When the agreement is that only a part of the mortgage-money is to be recovered from the income, the mortgagee usually fixes a date for payment of the balance by the mortgagor. The mortgagor on or after that date should pay the balance or deposit it in court and then the mortgagee would be liable to restore possession to the mortgagor. If the mortgagee does not

do so, from that date he will be treated as a trespasser and will be liable to be evicted and has also to account for mense profits, i.e., income which he could have received, even if he had not actually received it. The usufructuary mortgagor need not go to court for he is in possession of the property and can set off the net income against his dues. Where the mortgagor fails to deliver possession of the property, then the mortgagee has the remedy of suing for possession. Further, the mortgagee in such a case can immediately sue for the mortgage money. Though there is no personal covenant, the mortgagor becomes personally liable if he fails to deliver possession to the mortgagee. This liability arises also when the

mortgagor or some one claiming by a superior title dispossesses the mortgagee.

4. English mortgage:

In this the mortgagor transfers the mortgaged property absolutely to the mortgagee. He binds himself to repay the mortgage-money on a certain date. Upon such payment, it is provided that the property is to be transferred to the mortgagor. In the English mortgage there is a personal covenant. The English mortgagee is entitled to the possession of the property. Since possession brings with it liability to strict accounting, usually the mortgagor is allowed to remain in possession. The remedy of the English mortgagee is to bring the property to sale. He has also the remedy on the personal covenant which enables him to proceed against other property of the mortgagor not mortgaged to him.
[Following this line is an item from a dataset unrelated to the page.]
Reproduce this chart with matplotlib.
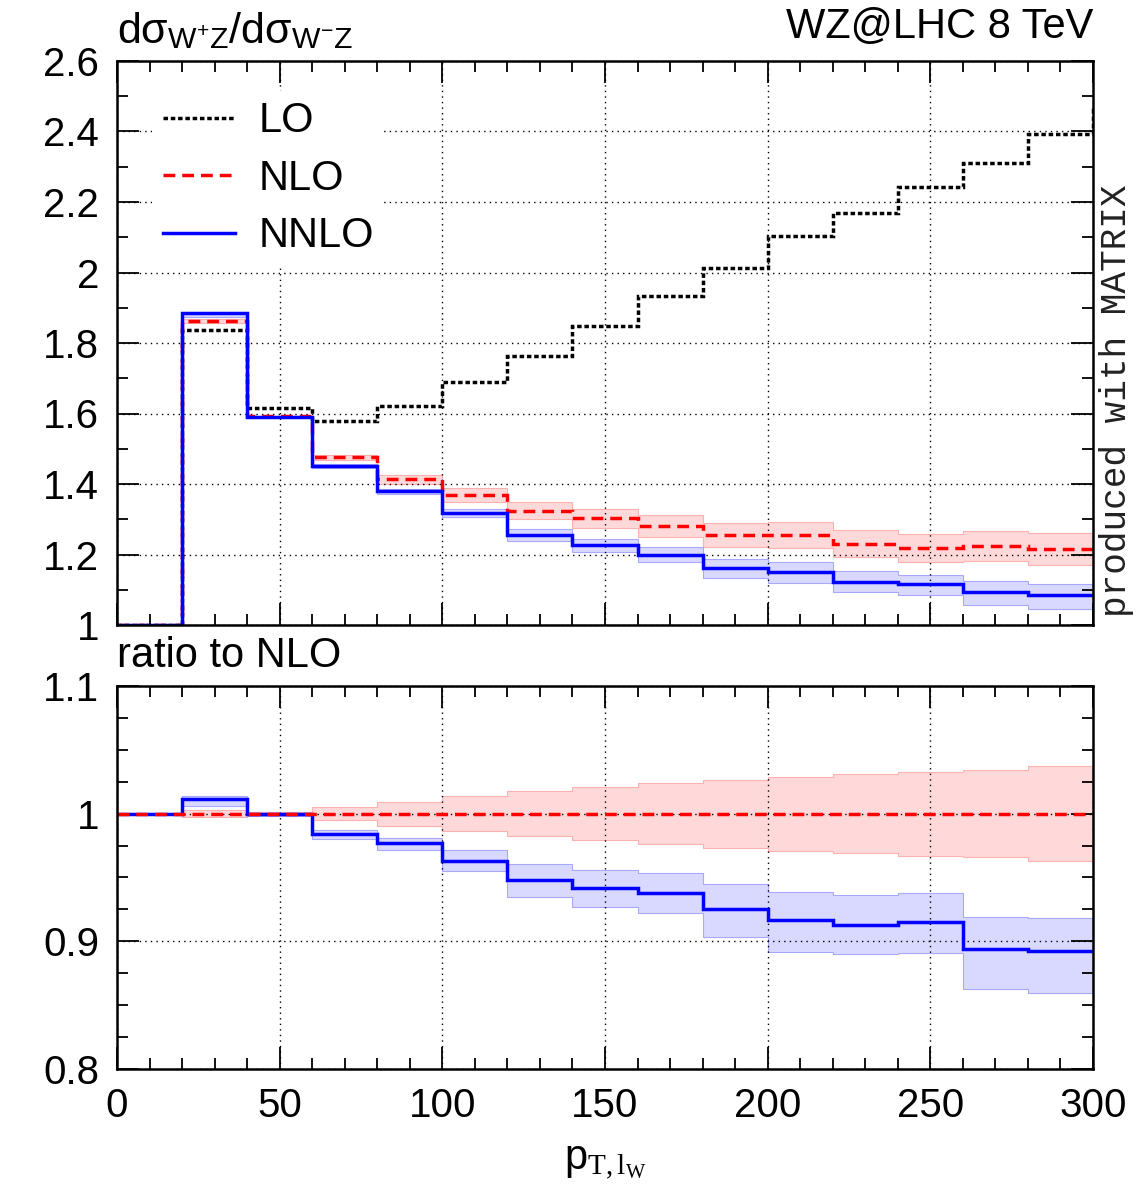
import numpy as np
import matplotlib.pyplot as plt
from matplotlib.lines import Line2D
from matplotlib.ticker import MultipleLocator, FormatStrFormatter

plt.rcParams['font.family'] = ['Liberation Sans', 'DejaVu Sans']
plt.rcParams['mathtext.fontset'] = 'custom'
plt.rcParams['mathtext.rm'] = 'Liberation Serif'
plt.rcParams['mathtext.sf'] = 'Liberation Sans'
plt.rcParams['mathtext.it'] = 'Liberation Serif:italic'

# bins in p_T (GeV)
edges = np.arange(0, 301, 20)

# upper panel: dsigma(W+Z)/dsigma(W-Z)
lo = [1.0, 1.837, 1.616, 1.58, 1.62, 1.69, 1.764, 1.848, 1.933, 2.014, 2.104, 2.168, 2.243, 2.311, 2.392]
lo_next = 2.46  # first bin past 300, only its edge is visible
nlo = [1.0, 1.863, 1.592, 1.476, 1.413, 1.369, 1.324, 1.303, 1.28, 1.256, 1.256, 1.23, 1.218, 1.224, 1.215]
nnlo = [1.0, 1.884, 1.591, 1.452, 1.380, 1.318, 1.255, 1.227, 1.200, 1.162, 1.151, 1.123, 1.115, 1.094, 1.084]

# scale bands as read in the ratio panel
nlo_band_hi = [1.0, 1.003, 1.001, 1.005, 1.0095, 1.0137, 1.0178, 1.021, 1.024, 1.0266, 1.029, 1.031, 1.033, 1.034, 1.037]
nlo_band_lo = [1.0, 0.997, 0.999, 0.995, 0.9905, 0.9863, 0.9822, 0.979, 0.976, 0.9734, 0.971, 0.969, 0.967, 0.966, 0.963]
nnlo_band_hi = [1.0, 1.0136, 1.0005, 0.987, 0.981, 0.9718, 0.9603, 0.9557, 0.9534, 0.9448, 0.9385, 0.9365, 0.9378, 0.919, 0.918]
nnlo_band_lo = [1.0, 1.006, 0.9985, 0.980, 0.9713, 0.9548, 0.9347, 0.927, 0.9219, 0.9031, 0.892, 0.890, 0.891, 0.8628, 0.8596]

nlo = np.array(nlo)
nnlo = np.array(nnlo)
ratio_nlo = nlo / nlo
ratio_nnlo = nnlo / nlo

red = '#ff0000'
blue = '#0000ff'
red_fill = '#ffd9d9'
blue_fill = '#d9d9ff'
red_edge = '#ffb0b0'
blue_edge = '#a8a8ff'
ls_lo = (0, (1.3, 0.8))
ls_nlo = (0, (3.4, 2.0))
FS = 30
TFS = 29

fig = plt.figure(figsize=(11.4, 12), dpi=100)
ax1 = fig.add_axes([117 / 1140, 1 - 625 / 1200, 976 / 1140, 564 / 1200])
ax2 = fig.add_axes([117 / 1140, 1 - 1069 / 1200, 976 / 1140, 383 / 1200])


def band(ax, hi, low, fill, edge):
    ax.stairs(hi, edges, baseline=low, fill=True, color=fill, lw=0, zorder=1)
    ax.stairs(hi, edges, baseline=None, color=edge, lw=0.8, zorder=1.5)
    ax.stairs(low, edges, baseline=None, color=edge, lw=0.8, zorder=1.5)


# upper panel
band(ax1, nlo * np.array(nlo_band_hi), nlo * np.array(nlo_band_lo), red_fill, red_edge)
band(ax1, nlo * np.array(nnlo_band_hi), nlo * np.array(nnlo_band_lo), blue_fill, blue_edge)
ax1.stairs(lo + [lo_next], np.append(edges, 320), baseline=None, color='black', lw=2.5,
           linestyle=ls_lo, zorder=3)
ax1.stairs(nlo, edges, baseline=None, color=red, lw=2.5, linestyle=ls_nlo, zorder=3)
ax1.stairs(nnlo, edges, baseline=None, color=blue, lw=2.5, zorder=4)

# lower panel
band(ax2, nlo_band_hi, nlo_band_lo, red_fill, red_edge)
band(ax2, nnlo_band_hi, nnlo_band_lo, blue_fill, blue_edge)
ax2.stairs(ratio_nnlo, edges, baseline=None, color=blue, lw=2.5, zorder=3)
ax2.stairs(ratio_nlo, edges, baseline=None, color=red, lw=2.5, linestyle=ls_nlo, zorder=4)

for ax in (ax1, ax2):
    ax.set_xlim(0, 300)
    ax.xaxis.set_major_locator(MultipleLocator(50))
    ax.xaxis.set_minor_locator(MultipleLocator(10))
    ax.yaxis.set_major_formatter(FormatStrFormatter('%g'))
    ax.tick_params(which='both', direction='in', top=True, right=True, width=1.3, labelsize=TFS)
    ax.tick_params(which='major', length=16, pad=13)
    ax.tick_params(which='minor', length=8)
    ax.grid(True, which='major', color='black', linestyle=(0, (1, 3)), lw=1)
    for s in ax.spines.values():
        s.set_linewidth(1.8)
        s.set_zorder(6)

ax1.set_ylim(1, 2.6)
ax1.yaxis.set_major_locator(MultipleLocator(0.2))
ax1.yaxis.set_minor_locator(MultipleLocator(0.1))
ax1.tick_params(labelbottom=False)

ax2.set_ylim(0.8, 1.1)
ax2.yaxis.set_major_locator(MultipleLocator(0.1))
ax2.yaxis.set_minor_locator(MultipleLocator(0.025))
ax2.set_xlabel(r'p$_{\mathrm{T,l_W}}$', fontsize=FS, labelpad=12)

handles = [Line2D([], [], color='black', lw=2.5, linestyle=ls_lo),
           Line2D([], [], color=red, lw=2.5, linestyle=ls_nlo),
           Line2D([], [], color=blue, lw=2.5)]
ax1.legend(handles, ['LO', 'NLO', 'NNLO'], loc='upper left', bbox_to_anchor=(0.036, 0.947),
           borderaxespad=0, fontsize=FS, frameon=True, facecolor='white', edgecolor='none',
           framealpha=1, fancybox=False, handlelength=1.75, handletextpad=0.55,
           labelspacing=0.42, borderpad=0.25)

fig.text(117 / 1140, 1 - 43 / 1200, r'dσ$_{\mathsf{W^{+}Z}}$/dσ$_{\mathsf{W^{-}Z}}$',
         ha='left', va='baseline', fontsize=31)
fig.text(1093 / 1140, 1 - 38 / 1200, 'WZ@LHC 8 TeV', ha='right', va='baseline', fontsize=FS)
fig.text(117 / 1140, 1 - 667 / 1200, 'ratio to NLO', ha='left', va='baseline', fontsize=FS)
fig.text(1116 / 1140, 1 - 401 / 1200, 'produced with MATRIX', rotation=90, ha='center',
         va='center', fontsize=26, family='Liberation Mono', color='#222222')

fig.savefig('out.png', dpi=100)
Further, he can bring the property to sale without the intervention of the court provided neither the mortgager nor the mortgagee is a Hindu, Muslim or Buddhist.

5. Mortgage by deposit of title deeds:

When a person delivers to a creditor or his agent documents of title relating to immovable property with intent to create a security, a mortgage by deposit of title deeds takes place.

This avoids publicity. The transaction can be oral. In this mortgage the documents of title should be delivered in certain specified towns, viz., Calcutta, Madras, Bombay or any other town notified for that purpose by the state government concerned in the official gazette. Towns of commercial importance like Kanpur, Allahabad, Coimbatore, Madurai, Ahmedabad, Agra, Guntur, etc., have been notified. Mere delivery of title deeds with intent to create a security is sufficient. Usually, however, a memorandum is taken so that the mortgagor may not afterwards contend that he delivered the documents for some other purpose. Such a memorandum merely stating the fact of deposit as security does not require registration. If, however, it contains the terms of the mortgage transaction, if requires registration. The remedy of the mortgagee by deposit of title deeds is the remedy of judicial sale.

6. Anomalous mortgages:

These are usually combinations of the types of mortgages above mentioned. The rights and remedies of the parties depend upon the terms of the transaction.